Your output is the lines from the first one to the one containing "Serif', 'Times New", repeated exactly, with images left out.
┌─ Collected data
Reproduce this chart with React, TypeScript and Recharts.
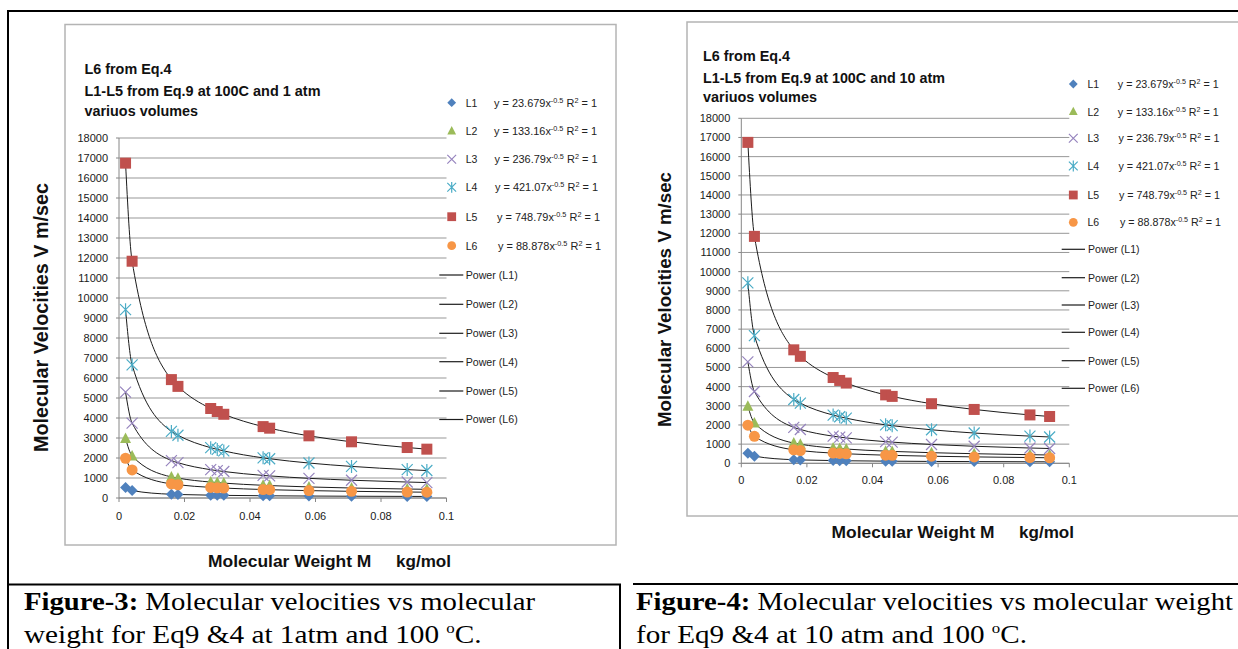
import React from 'react';
import { ComposedChart, Scatter, Line, XAxis, YAxis, CartesianGrid } from 'recharts';

// ---- data ----
const molecularWeight = [0.002, 0.004, 0.016, 0.018, 0.028, 0.03, 0.032, 0.044, 0.046, 0.058, 0.071, 0.088, 0.094];
const L1 = [529, 374, 187, 176, 142, 137, 132, 113, 110, 98, 89, 80, 77];
const L2 = [2978, 2105, 1053, 993, 796, 769, 744, 635, 621, 553, 500, 449, 434];
const L3 = [5295, 3744, 1872, 1765, 1415, 1367, 1324, 1129, 1104, 983, 889, 798, 772];
const L4 = [9415, 6658, 3329, 3139, 2516, 2431, 2354, 2007, 1963, 1748, 1580, 1419, 1373];
const L5 = [16743, 11839, 5920, 5581, 4475, 4323, 4186, 3570, 3491, 3109, 2810, 2524, 2442];
const L6 = [1987, 1405, 703, 662, 531, 513, 497, 424, 414, 369, 334, 300, 290];

const seriesNames = ['L1', 'L2', 'L3', 'L4', 'L5', 'L6'];
const seriesValues = [L1, L2, L3, L4, L5, L6];
const equationCoef = ['23.679', '133.16', '236.79', '421.07', '748.79', '88.878'];
const powerNames = ['Power (L1)', 'Power (L2)', 'Power (L3)', 'Power (L4)', 'Power (L5)', 'Power (L6)'];

const xTicks = [0, 0.02, 0.04, 0.06, 0.08, 0.1];
const xTickLabels = ['0', '0.02', '0.04', '0.06', '0.08', '0.1'];
const yTicks = [0, 1000, 2000, 3000, 4000, 5000, 6000, 7000, 8000, 9000, 10000, 11000, 12000, 13000, 14000, 15000, 16000, 17000, 18000];

const title1 = ['L6 from Eq.4', 'L1-L5 from Eq.9 at 100C and 1 atm', 'variuos volumes'];
const title2 = ['L6 from Eq.4', 'L1-L5 from Eq.9 at 100C and 10 atm', 'variuos volumes'];

const COLORS = ['#4F81BD', '#9BBB59', '#8064A2', '#4BACC6', '#C0504D', '#F79646'];
const SANS = "'Liberation Sans', Arial, sans-serif";
const SERIF = "'Liberation Serif', 'Times New Roman', serif";

const seriesData = seriesValues.map((vals) => molecularWeight.map((m, j) => ({ x: m, y: vals[j] })));

function marker(i: number, cx: number, cy: number, s: number = 1) {
  const c = COLORS[i];
  const a = 5.5 * s;
  switch (i) {
    case 0:
      return <path d={`M${cx},${cy - a}L${cx + a},${cy}L${cx},${cy + a}L${cx - a},${cy}Z`} fill={c} />;
    case 1:
      return <path d={`M${cx},${cy - a - 0.5}L${cx + a},${cy + a - 1}L${cx - a},${cy + a - 1}Z`} fill={c} />;
    case 2:
      return (
        <path d={`M${cx - a},${cy - a}L${cx + a},${cy + a}M${cx - a},${cy + a}L${cx + a},${cy - a}`} stroke="#9684BE" strokeWidth={1.2} fill="none" />
      );
    case 3:
      return (
        <path d={`M${cx - a},${cy - a}L${cx + a},${cy + a}M${cx - a},${cy + a}L${cx + a},${cy - a}M${cx},${cy - a - 1}L${cx},${cy + a + 1}`} stroke={c} strokeWidth={1.2} fill="none" />
      );
    case 4:
      return <rect x={cx - a} y={cy - a} width={2 * a} height={2 * a} fill={c} />;
    default:
      return <circle cx={cx} cy={cy} r={a} fill={c} />;
  }
}

type ChartProps = {
  left: number;
  top: number;
  width: number;
  height: number;
  margin: { top: number; right: number; bottom: number; left: number };
  xTickMargin: number;
};

function VelocityChart({ left, top, width, height, margin, xTickMargin }: ChartProps) {
  const tickStyle = { fontSize: 11, fill: '#1a1a1a', fontFamily: SANS };
  return (
    <div style={{ position: 'absolute', left, top, width, height }}>
      <ComposedChart width={width} height={height} margin={margin}>
        <CartesianGrid horizontal vertical={false} stroke="#979797" strokeWidth={1} />
        <XAxis
          dataKey="x"
          type="number"
          domain={[0, 0.1]}
          ticks={xTicks}
          interval={0}
          tickFormatter={(v: number) => xTickLabels[xTicks.indexOf(v)] ?? String(v)}
          tickSize={4}
          tickMargin={xTickMargin}
          stroke="#868686"
          tick={tickStyle}
          height={30}
        />
        <YAxis
          dataKey="y"
          type="number"
          domain={[0, 18000]}
          ticks={yTicks}
          interval={0}
          tickSize={3}
          tickMargin={8}
          stroke="#868686"
          tick={tickStyle}
          width={40}
        />
        {seriesData.map((d, i) => (
          <Scatter
            key={'s' + i}
            name={seriesNames[i]}
            data={d}
            dataKey="y"
            isAnimationActive={false}
            shape={(p: any) => marker(i, p.cx, p.cy)}
          />
        ))}
        {seriesData.map((d, i) => (
          <Line
            key={'l' + i}
            name={powerNames[i]}
            data={d}
            dataKey="y"
            type="monotone"
            dot={false}
            activeDot={false}
            stroke="#1c1c1c"
            strokeWidth={1}
            isAnimationActive={false}
          />
        ))}
      </ComposedChart>
    </div>
  );
}

type Deco = {
  titleX: number;
  titleY: number[];
  titleLen: number[];
  titles: string[];
  yTitle: { bx: number; cy: number; len: number; size: number };
  xTitle: { x1: number; len1: number; x2: number; len2: number; y: number };
  legend: {
    markerX: number;
    labelX: number;
    eqX: number[];
    eqLen: number;
    rows: number[];
    powerRows: number[];
    lineX1: number;
    lineX2: number;
    powerX: number;
    powerLen: number;
  };
};

function ChartDecorations({ d }: { d: Deco }) {
  const lg = d.legend;
  return (
    <g fontFamily={SANS}>
      {d.titles.map((t, i) => (
        <text key={'t' + i} x={d.titleX} y={d.titleY[i]} fontSize={14.4} fontWeight="bold" fill="#111" textLength={d.titleLen[i]} lengthAdjust="spacingAndGlyphs">
          {t}
        </text>
      ))}
      <text
        transform={`translate(${d.yTitle.bx},${d.yTitle.cy}) rotate(-90)`}
        x={0}
        y={0}
        textAnchor="middle"
        fontSize={d.yTitle.size}
        fontWeight="bold"
        fill="#111"
        textLength={d.yTitle.len}
        lengthAdjust="spacingAndGlyphs"
      >
        Molecular Velocities V m/sec
      </text>
      <text x={d.xTitle.x1} y={d.xTitle.y} fontSize={16.5} fontWeight="bold" fill="#111" textLength={d.xTitle.len1} lengthAdjust="spacingAndGlyphs">
        Molecular Weight M
      </text>
      <text x={d.xTitle.x2} y={d.xTitle.y} fontSize={16.5} fontWeight="bold" fill="#111" textLength={d.xTitle.len2} lengthAdjust="spacingAndGlyphs">
        kg/mol
      </text>
      {seriesNames.map((n, i) => (
        <g key={'lg' + i}>
          {marker(i, lg.markerX, lg.rows[i], 0.8)}
          <text x={lg.labelX} y={lg.rows[i] + 3.8} fontSize={10.5} fill="#222">
            {n}
          </text>
          <text x={lg.eqX[i]} y={lg.rows[i] + 3.8} fontSize={10.5} fill="#222" textLength={lg.eqLen} lengthAdjust="spacingAndGlyphs">
            {'y = ' + equationCoef[i] + 'x'}
            <tspan fontSize={7} dy={-4}>-0.5</tspan>
            <tspan dy={4}>{' R'}</tspan>
            <tspan fontSize={7} dy={-4}>2</tspan>
            <tspan dy={4}>{' = 1'}</tspan>
          </text>
        </g>
      ))}
      {powerNames.map((n, i) => (
        <g key={'pw' + i}>
          <line x1={lg.lineX1} x2={lg.lineX2} y1={lg.powerRows[i]} y2={lg.powerRows[i]} stroke="#1c1c1c" strokeWidth={1.2} />
          <text x={lg.powerX} y={lg.powerRows[i] + 3.8} fontSize={10.5} fill="#222" textLength={lg.powerLen} lengthAdjust="spacingAndGlyphs">
            {n}
          </text>
        </g>
      ))}
    </g>
  );
}

const deco1: Deco = {
  titleX: 84.5,
  titleY: [73.5, 95.7, 115.7],
  titleLen: [87, 236, 113.5],
  titles: title1,
  yTitle: { bx: 48, cy: 317.5, len: 269, size: 19.5 },
  xTitle: { x1: 208, len1: 163.4, x2: 396, len2: 55, y: 567 },
  legend: {
    markerX: 451.7,
    labelX: 465.7,
    eqX: [494, 494, 494.5, 495, 497, 498],
    eqLen: 103,
    rows: [102.7, 131, 159.3, 187.3, 216.7, 245.7],
    powerRows: [275, 304.3, 333.3, 361.7, 391, 419.5],
    lineX1: 439.3,
    lineX2: 463.3,
    powerX: 465.7,
    powerLen: 52,
  },
};

const deco2: Deco = {
  titleX: 703,
  titleY: [61, 82.7, 101.7],
  titleLen: [87, 242, 114],
  titles: title2,
  yTitle: { bx: 670.5, cy: 299.5, len: 255, size: 18.6 },
  xTitle: { x1: 831.6, len1: 162.9, x2: 1019, len2: 55, y: 538.3 },
  legend: {
    markerX: 1073.3,
    labelX: 1087.5,
    eqX: [1117.8, 1117.8, 1118.5, 1118.5, 1119, 1120],
    eqLen: 101,
    rows: [84, 111.7, 138.3, 166, 195, 222.3],
    powerRows: [249.3, 277.7, 305, 332.3, 360.7, 388.3],
    lineX1: 1061.7,
    lineX2: 1085,
    powerX: 1088,
    powerLen: 51.5,
  },
};

export default function App() {
  return (
    <div style={{ position: 'absolute', left: 0, top: 0, width: 1238, height: 649, background: '#fff', overflow: 'hidden' }}>
      <VelocityChart left={65} top={24} width={551} height={521} margin={{ top: 114, right: 169.5, bottom: 17, left: 14 }} xTickMargin={10} />
      <VelocityChart left={687} top={22} width={551} height={494} margin={{ top: 96.3, right: 168.7, bottom: 22.7, left: 14.3 }} xTickMargin={9} />
      <svg width={1238} height={649} style={{ position: 'absolute', left: 0, top: 0, pointerEvents: 'none' }}>
        {/* table borders */}
        <line x1={7} y1={11} x2={1238} y2={11} stroke="#000" strokeWidth={2} />
        <line x1={8} y1={10} x2={8} y2={649} stroke="#000" strokeWidth={2} />
        <line x1={7} y1={584.5} x2={621} y2={584.5} stroke="#000" strokeWidth={2} />
        <line x1={633} y1={584} x2={1238} y2={584} stroke="#000" strokeWidth={2} />
        <line x1={620} y1={584} x2={620} y2={649} stroke="#000" strokeWidth={2} />
        {/* chart boxes */}
        <rect x={65} y={24.5} width={551} height={520.5} fill="none" stroke="#b4b4b4" strokeWidth={1.5} />
        <rect x={687} y={22} width={600} height={494} fill="none" stroke="#b4b4b4" strokeWidth={1.5} />
        <ChartDecorations d={deco1} />
        <ChartDecorations d={deco2} />
        {/* captions */}
        <g fontFamily={SERIF} fontSize={26} fill="#000">
          <text x={24} y={610} textLength={511} lengthAdjust="spacingAndGlyphs">
            <tspan fontWeight="bold">Figure-3:</tspan>
            <tspan>{' Molecular velocities vs molecular'}</tspan>
          </text>
          <text x={24} y={643} textLength={457.6} lengthAdjust="spacingAndGlyphs">
            {'weight for Eq9 &4 at 1atm and 100 '}
            <tspan fontSize={15} dy={-10}>o</tspan>
            <tspan dy={10}>C.</tspan>
          </text>
          <text x={636} y={610} textLength={597} lengthAdjust="spacingAndGlyphs">
            <tspan fontWeight="bold">Figure-4:</tspan>
            <tspan>{' Molecular velocities vs molecular weight'}</tspan>
          </text>
          <text x={636} y={643} textLength={391} lengthAdjust="spacingAndGlyphs">
            {'for Eq9 &4 at 10 atm and 100 '}
            <tspan fontSize={15} dy={-10}>o</tspan>
            <tspan dy={10}>C.</tspan>
          </text>
        </g>
      </svg>
    </div>
  );
}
└─
**Expected output:**
Reproduce this chart with React, TypeScript and Recharts.
import React from 'react';
import { ComposedChart, Scatter, Line, XAxis, YAxis, CartesianGrid } from 'recharts';

// ---- data ----
const molecularWeight = [0.002, 0.004, 0.016, 0.018, 0.028, 0.03, 0.032, 0.044, 0.046, 0.058, 0.071, 0.088, 0.094];
const L1 = [529, 374, 187, 176, 142, 137, 132, 113, 110, 98, 89, 80, 77];
const L2 = [2978, 2105, 1053, 993, 796, 769, 744, 635, 621, 553, 500, 449, 434];
const L3 = [5295, 3744, 1872, 1765, 1415, 1367, 1324, 1129, 1104, 983, 889, 798, 772];
const L4 = [9415, 6658, 3329, 3139, 2516, 2431, 2354, 2007, 1963, 1748, 1580, 1419, 1373];
const L5 = [16743, 11839, 5920, 5581, 4475, 4323, 4186, 3570, 3491, 3109, 2810, 2524, 2442];
const L6 = [1987, 1405, 703, 662, 531, 513, 497, 424, 414, 369, 334, 300, 290];

const seriesNames = ['L1', 'L2', 'L3', 'L4', 'L5', 'L6'];
const seriesValues = [L1, L2, L3, L4, L5, L6];
const equationCoef = ['23.679', '133.16', '236.79', '421.07', '748.79', '88.878'];
const powerNames = ['Power (L1)', 'Power (L2)', 'Power (L3)', 'Power (L4)', 'Power (L5)', 'Power (L6)'];

const xTicks = [0, 0.02, 0.04, 0.06, 0.08, 0.1];
const xTickLabels = ['0', '0.02', '0.04', '0.06', '0.08', '0.1'];
const yTicks = [0, 1000, 2000, 3000, 4000, 5000, 6000, 7000, 8000, 9000, 10000, 11000, 12000, 13000, 14000, 15000, 16000, 17000, 18000];

const title1 = ['L6 from Eq.4', 'L1-L5 from Eq.9 at 100C and 1 atm', 'variuos volumes'];
const title2 = ['L6 from Eq.4', 'L1-L5 from Eq.9 at 100C and 10 atm', 'variuos volumes'];

const COLORS = ['#4F81BD', '#9BBB59', '#8064A2', '#4BACC6', '#C0504D', '#F79646'];
const SANS = "'Liberation Sans', Arial, sans-serif";
const SERIF = "'Liberation Serif', 'Times New Roman', serif";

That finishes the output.